INFORMATION GIVEN:
^^^^
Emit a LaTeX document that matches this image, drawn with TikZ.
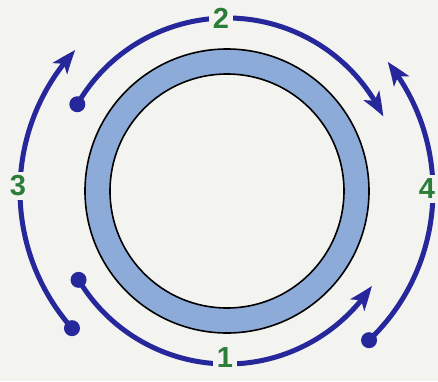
\documentclass[tikz,border=0pt]{standalone}
\usepackage{fontspec}
\setsansfont{Liberation Sans}
\usetikzlibrary{arrows.meta,bending}
\definecolor{flow}{HTML}{25279A}
\definecolor{tag}{HTML}{2C7C3A}
\definecolor{wall}{HTML}{8DABD8}
\definecolor{paper}{HTML}{F3F3F0}
\tikzset{sc/.style={x=1pt,y=1pt,line width=1pt},
  flowarc/.style={flow,line width=5pt,-{Stealth[length=24pt,width=18pt,inset=6pt,bend]}},
  tagnum/.style={tag,fill=paper,inner sep=4pt,font=\sffamily\bfseries\fontsize{29}{29}\selectfont}}

\begin{document}
\begin{tikzpicture}[sc]
  \fill[paper] (-227,-190) rectangle (211,191);
  \useasboundingbox (-227,-190) rectangle (211,191);
  \coordinate (c) at (0,0);
  \fill[wall,even odd rule] (c) circle(142) (c) circle(117);
  \draw[line width=1.6pt] (c) circle(142) (c) circle(117);
  % start/end angle, radius, name
  \foreach \a/\b/\r/\n in {210.9/326.8/173/s1, 149.9/25.5/173/s2, 221.5/137.1/207/s3, -46.4/38.8/206/s4}{
    \coordinate (\n) at (\a:\r);
    \draw[flowarc] (\n) arc[start angle=\a,end angle=\b,radius=\r];
    \fill[flow] (\n) circle(8);
  }
  \node[tagnum] (t1) at (-2,-167) {1};
  \node[tagnum] (t2) at (-6,173) {2};
  \node[tagnum] (t3) at (-209,5) {3};
  \node[tagnum,inner xsep=2pt] (t4) at (200,2) {4};
\end{tikzpicture}
\end{document}
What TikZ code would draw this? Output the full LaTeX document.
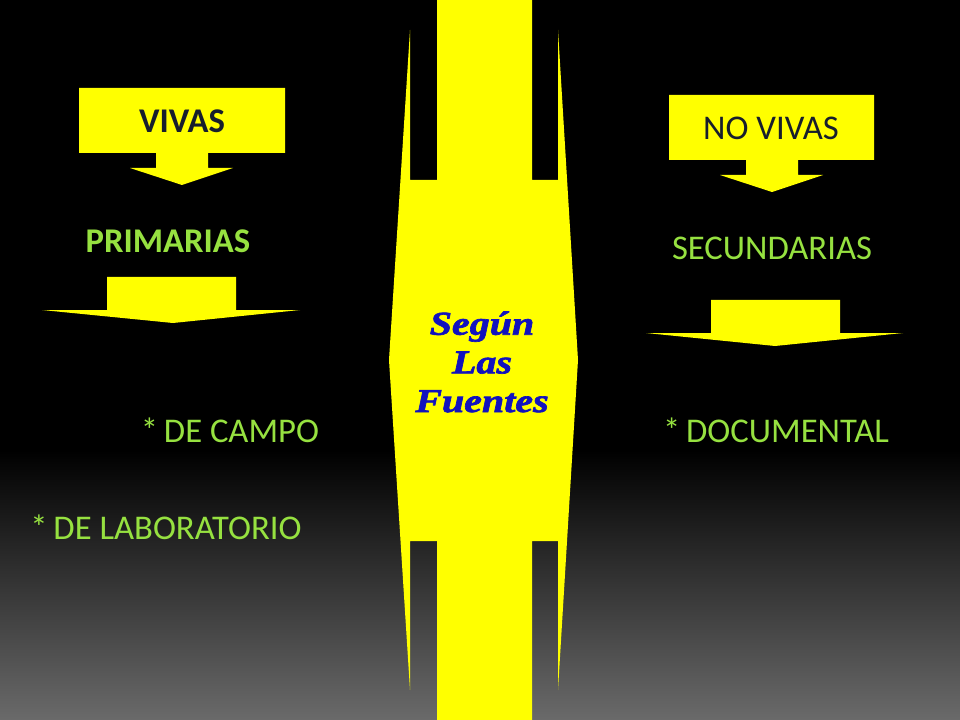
\documentclass[tikz,border=0pt]{standalone}
\usepackage{fontspec}
\setmainfont{Carlito}
\newfontfamily\widefont[FakeStretch=1.2, FakeBold=2]{Liberation Serif Bold Italic}
\definecolor{lima}{RGB}{150,225,64}
\definecolor{amarillo}{RGB}{255,255,0}
\definecolor{tinta}{RGB}{23,30,45}
\definecolor{azul}{RGB}{18,18,190}
\definecolor{fondo}{RGB}{106,106,106}

\begin{document}
\begin{tikzpicture}[x=0.75pt,y=-0.75pt]
\tikzset{
    flecha/.style={fill=amarillo, draw=none},
    item/.style={text=lima, inner sep=0pt, font=\fontsize{26}{31}\selectfont},
    titulo/.style={text=tinta, inner sep=0pt, font=\fontsize{26}{31}\selectfont}
}

  % fondo
  \useasboundingbox (0,0) rectangle (960,720);
  \fill[black] (0,0) rectangle (960,720);
  \shade[top color=black, bottom color=fondo] (0,450) rectangle (960,720);

  % barra central con doble punta
  \fill[flecha] (437,0) -- (532,0) -- (532,180) -- (558,180) -- (558,30)
    -- (578,360) -- (558,690) -- (558,541) -- (532,541) -- (532,720)
    -- (437,720) -- (437,541) -- (410,541) -- (410,690) -- (389,360)
    -- (410,30) -- (410,180) -- (437,180) -- cycle;

  % cajas con flecha
  \fill[flecha] (79,88) -- (285,88) -- (285,153) -- (208,153) -- (208,168)
    -- (233,168) -- (182,185) -- (130,168) -- (156,168) -- (156,153)
    -- (79,153) -- cycle;
  \fill[flecha] (669,95) -- (874,95) -- (874,160) -- (798,160) -- (798,175)
    -- (823,175) -- (772,192) -- (720,175) -- (746,175) -- (746,160)
    -- (669,160) -- cycle;
  \fill[flecha] (107,277) -- (236,277) -- (236,310) -- (300,310) -- (173,323)
    -- (42,310) -- (107,310) -- cycle;
  \fill[flecha] (711,300) -- (840,300) -- (840,333) -- (903,333) -- (775,346)
    -- (646,333) -- (711,333) -- cycle;

  \node[titulo, font=\fontsize{26}{31}\selectfont\bfseries] (vivas) at (182,121) {VIVAS};
  \node[titulo] (novivas) at (771,128) {NO VIVAS};
  \node[item, font=\fontsize{26}{31}\selectfont\bfseries] (primarias) at (168,241) {PRIMARIAS};
  \node[item] (secundarias) at (772,248) {SECUNDARIAS};
  \node[item] (campo) at (230,430) {*\,DE CAMPO};
  \node[item] (documental) at (776,430) {*\,DOCUMENTAL};
  \node[item] (laboratorio) at (166,527) {*\,DE LABORATORIO};

  \node[text=azul, align=center, inner sep=0pt,
        font=\widefont\fontsize{25}{29}\selectfont] (fuentes) at (482,362)
        {Según\\Las\\Fuentes};
\end{tikzpicture}
\end{document}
^^^^
Repeat each line of the records above exactly, but do not copy the pictures.

Emit a LaTeX document that matches this image, drawn with TikZ.
\documentclass[tikz,border=0pt]{standalone}
\usepackage{fontspec}
\setsansfont{Liberation Sans}
\usetikzlibrary{arrows.meta,bending}
\definecolor{flow}{HTML}{25279A}
\definecolor{tag}{HTML}{2C7C3A}
\definecolor{wall}{HTML}{8DABD8}
\definecolor{paper}{HTML}{F3F3F0}
\tikzset{sc/.style={x=1pt,y=1pt,line width=1pt},
  flowarc/.style={flow,line width=5pt,-{Stealth[length=24pt,width=18pt,inset=6pt,bend]}},
  tagnum/.style={tag,fill=paper,inner sep=4pt,font=\sffamily\bfseries\fontsize{29}{29}\selectfont}}

\begin{document}
\begin{tikzpicture}[sc]
  \fill[paper] (-227,-190) rectangle (211,191);
  \useasboundingbox (-227,-190) rectangle (211,191);
  \coordinate (c) at (0,0);
  \fill[wall,even odd rule] (c) circle(142) (c) circle(117);
  \draw[line width=1.6pt] (c) circle(142) (c) circle(117);
  % start/end angle, radius, name
  \foreach \a/\b/\r/\n in {210.9/326.8/173/s1, 149.9/25.5/173/s2, 221.5/137.1/207/s3, -46.4/38.8/206/s4}{
    \coordinate (\n) at (\a:\r);
    \draw[flowarc] (\n) arc[start angle=\a,end angle=\b,radius=\r];
    \fill[flow] (\n) circle(8);
  }
  \node[tagnum] (t1) at (-2,-167) {1};
  \node[tagnum] (t2) at (-6,173) {2};
  \node[tagnum] (t3) at (-209,5) {3};
  \node[tagnum,inner xsep=2pt] (t4) at (200,2) {4};
\end{tikzpicture}
\end{document}
What TikZ code would draw this? Output the full LaTeX document.
\documentclass[tikz,border=0pt]{standalone}
\usepackage{fontspec}
\setmainfont{Carlito}
\newfontfamily\widefont[FakeStretch=1.2, FakeBold=2]{Liberation Serif Bold Italic}
\definecolor{lima}{RGB}{150,225,64}
\definecolor{amarillo}{RGB}{255,255,0}
\definecolor{tinta}{RGB}{23,30,45}
\definecolor{azul}{RGB}{18,18,190}
\definecolor{fondo}{RGB}{106,106,106}

\begin{document}
\begin{tikzpicture}[x=0.75pt,y=-0.75pt]
\tikzset{
    flecha/.style={fill=amarillo, draw=none},
    item/.style={text=lima, inner sep=0pt, font=\fontsize{26}{31}\selectfont},
    titulo/.style={text=tinta, inner sep=0pt, font=\fontsize{26}{31}\selectfont}
}

  % fondo
  \useasboundingbox (0,0) rectangle (960,720);
  \fill[black] (0,0) rectangle (960,720);
  \shade[top color=black, bottom color=fondo] (0,450) rectangle (960,720);

  % barra central con doble punta
  \fill[flecha] (437,0) -- (532,0) -- (532,180) -- (558,180) -- (558,30)
    -- (578,360) -- (558,690) -- (558,541) -- (532,541) -- (532,720)
    -- (437,720) -- (437,541) -- (410,541) -- (410,690) -- (389,360)
    -- (410,30) -- (410,180) -- (437,180) -- cycle;

  % cajas con flecha
  \fill[flecha] (79,88) -- (285,88) -- (285,153) -- (208,153) -- (208,168)
    -- (233,168) -- (182,185) -- (130,168) -- (156,168) -- (156,153)
    -- (79,153) -- cycle;
  \fill[flecha] (669,95) -- (874,95) -- (874,160) -- (798,160) -- (798,175)
    -- (823,175) -- (772,192) -- (720,175) -- (746,175) -- (746,160)
    -- (669,160) -- cycle;
  \fill[flecha] (107,277) -- (236,277) -- (236,310) -- (300,310) -- (173,323)
    -- (42,310) -- (107,310) -- cycle;
  \fill[flecha] (711,300) -- (840,300) -- (840,333) -- (903,333) -- (775,346)
    -- (646,333) -- (711,333) -- cycle;

  \node[titulo, font=\fontsize{26}{31}\selectfont\bfseries] (vivas) at (182,121) {VIVAS};
  \node[titulo] (novivas) at (771,128) {NO VIVAS};
  \node[item, font=\fontsize{26}{31}\selectfont\bfseries] (primarias) at (168,241) {PRIMARIAS};
  \node[item] (secundarias) at (772,248) {SECUNDARIAS};
  \node[item] (campo) at (230,430) {*\,DE CAMPO};
  \node[item] (documental) at (776,430) {*\,DOCUMENTAL};
  \node[item] (laboratorio) at (166,527) {*\,DE LABORATORIO};

  \node[text=azul, align=center, inner sep=0pt,
        font=\widefont\fontsize{25}{29}\selectfont] (fuentes) at (482,362)
        {Según\\Las\\Fuentes};
\end{tikzpicture}
\end{document}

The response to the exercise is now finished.